When I took undergraduate physics, my professor HEAVILY criticized the Niels Bohr model in quantum mechanics. We spent about five minutes on it just to make fun of how bad it was. It is a chapter in history.

Doron Zeilberger's point (and I will be the first to admit that he is often over the top / needlessly provocative in making his points) is that axiomatic set theory occupies a similar position today in mathematics: a mostly defunct, historical relic, that has been made obsolete by computers (for calculation), as well as category theory (for ergonomics).
2018-03-11, 10:31 PM #398
Originally posted by Reid:
http://sites.math.rutgers.edu/~zeilberg/fb68.html

Also, lol at this reply to that finitist rant.


I feel that Dana Scott's (excellent) reply both moderates and informs Zeilberger's point: Scott merely points out that such pathologies have been present in axiomatic set theory for a long time now!
2018-03-11, 10:37 PM #399
I do find your analogy between models in physics and mathematical theories to be quite apt.
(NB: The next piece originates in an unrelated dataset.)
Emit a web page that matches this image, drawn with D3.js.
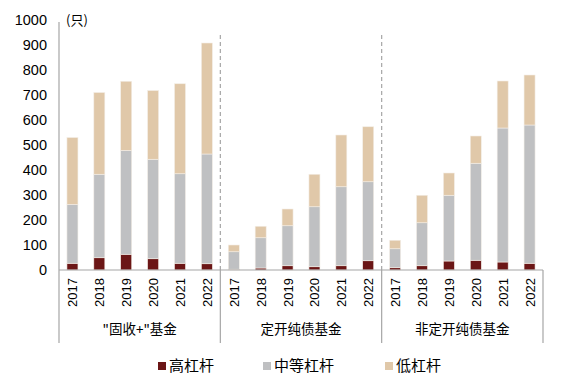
<!DOCTYPE html>
<html><head><meta charset="utf-8">
<script src="https://cdn.jsdelivr.net/npm/d3@7/dist/d3.min.js"></script>
<style>body{margin:0;background:#fff}svg{display:block}</style>
</head><body><svg id="c" width="576" height="384"></svg>
<script>
const groups = ["\"固收+\"基金", "定开纯债基金", "非定开纯债基金"];
const years = ["2017","2018","2019","2020","2021","2022"];
const seriesNames = ["高杠杆","中等杠杆","低杠杆"];
const colors = ["#6b1616","#bfc0c2","#e0c8a9"];
// values per group, per year
const high = [[27,49,63,45,27,25],[3,8,17,13,17,37],[9,17,36,39,32,27]];
const mid  = [[235,334,415,398,358,439],[70,121,160,240,316,316],[76,172,263,388,536,553]];
const low  = [[268,327,277,275,360,444],[27,46,67,130,207,220],[34,110,89,109,188,200]];
const yTicks = [0,100,200,300,400,500,600,700,800,900,1000];

(function(){
const svg = d3.select("#c");
const font = "'Liberation Sans', Arial, sans-serif";
const cjk = "'Noto Sans CJK SC', sans-serif";
const pL = 59, pR = 543, pT = 20, pB = 270;

const rows = [];
groups.forEach((g,gi)=>years.forEach((yr,yi)=>rows.push({key:gi+"-"+yr, g:gi, year:yr,
  v:[high[gi][yi], mid[gi][yi], low[gi][yi]]})));

const x = d3.scaleBand().domain(rows.map(r=>r.key)).range([pL,pR]).paddingInner(0.59).paddingOuter(0.295);
const y = d3.scaleLinear().domain([0,1000]).range([pB,pT]);

svg.append("g").selectAll("text").data(yTicks).join("text")
  .attr("x",47).attr("y",d=>y(d)).attr("dy","0.35em").attr("text-anchor","end")
  .attr("font-family",font).attr("font-size",14.5).attr("fill","#000").text(d=>d);
svg.append("text").attr("x",66).attr("y",y(1000)).attr("dy","0.35em")
  .attr("font-family",cjk).attr("font-size",13).text("(只)");

const stack = rows.map(r=>{let c=0; return r.v.map((v,i)=>{const o={key:r.key,i,y0:c,y1:c+v}; c+=v; return o;});}).flat();
svg.append("g").selectAll("rect").data(stack).join("rect")
  .attr("x",d=>x(d.key)).attr("width",x.bandwidth())
  .attr("y",d=>y(d.y1)).attr("height",d=>y(d.y0)-y(d.y1))
  .attr("fill",d=>colors[d.i]).attr("stroke","#f4efe8").attr("stroke-width",0.6);

const ax = svg.append("g").attr("stroke","#a6a6a6").attr("stroke-width",1.2);
ax.append("line").attr("x1",pL).attr("x2",pL).attr("y1",22).attr("y2",343);
ax.append("line").attr("x1",pL).attr("x2",pR).attr("y1",pB).attr("y2",pB);
ax.append("line").attr("x1",pR).attr("x2",pR).attr("y1",pB).attr("y2",343);
const step = x.step();
[1,2].forEach(gi=>{
  const sx = pL + step*6*gi;
  ax.append("line").attr("x1",sx).attr("x2",sx).attr("y1",35).attr("y2",pB).attr("stroke-dasharray","4,3");
  ax.append("line").attr("x1",sx).attr("x2",sx).attr("y1",pB).attr("y2",343);
});

svg.append("g").selectAll("text").data(rows).join("text")
  .attr("transform",r=>`translate(${x(r.key)+x.bandwidth()/2+5},278) rotate(-90)`)
  .attr("text-anchor","end").attr("font-family",font).attr("font-size",13).text(r=>r.year);

svg.append("g").selectAll("text").data(groups).join("text")
  .attr("x",(g,i)=>pL+step*(6*i+3)).attr("y",334).attr("text-anchor","middle")
  .attr("font-family",cjk).attr("font-size",13.5).text(d=>d);

const legX = [158,263,385];
const lg = svg.append("g").selectAll("g").data(seriesNames).join("g")
  .attr("transform",(d,i)=>`translate(${legX[i]},366)`);
lg.append("rect").attr("x",0).attr("y",-4).attr("width",8).attr("height",8).attr("fill",(d,i)=>colors[i]);
lg.append("text").attr("x",11).attr("y",0).attr("dy","0.35em").attr("font-family",cjk).attr("font-size",15).text(d=>d);
})();
</script></body></html>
However, physics has experiment to act as final arbiter of the quality of a physical model. What the heck is the final arbiter of an axiom system in mathematics? Intuition? Consistency? Axiomatic set theory smells like a bad mixture of both of those things (with intuition playing a larger role perhaps in the early days of set theory, such as Hilbert's "Platonist" belief in infinity mentioned by Zeilberger).
2018-03-11, 10:40 PM #400
That all said, from what I understand, the independence proofs of Paul Cohen, which introduced the method of forcing, are beautiful and interesting results unto themselves, which opened up entirely new avenues of mathematics within set theory, and perhaps proved to be more interesting than some of the things that the original set theorists thought were so important. (Of course, this is all rather heady stuff and I don't understand any of it, so don't take my word for it.)

Of course, Zeilberger even likes it. But he thinks it's all just "combinatorics" in the end, and doesn't give a hoot about its interpretation.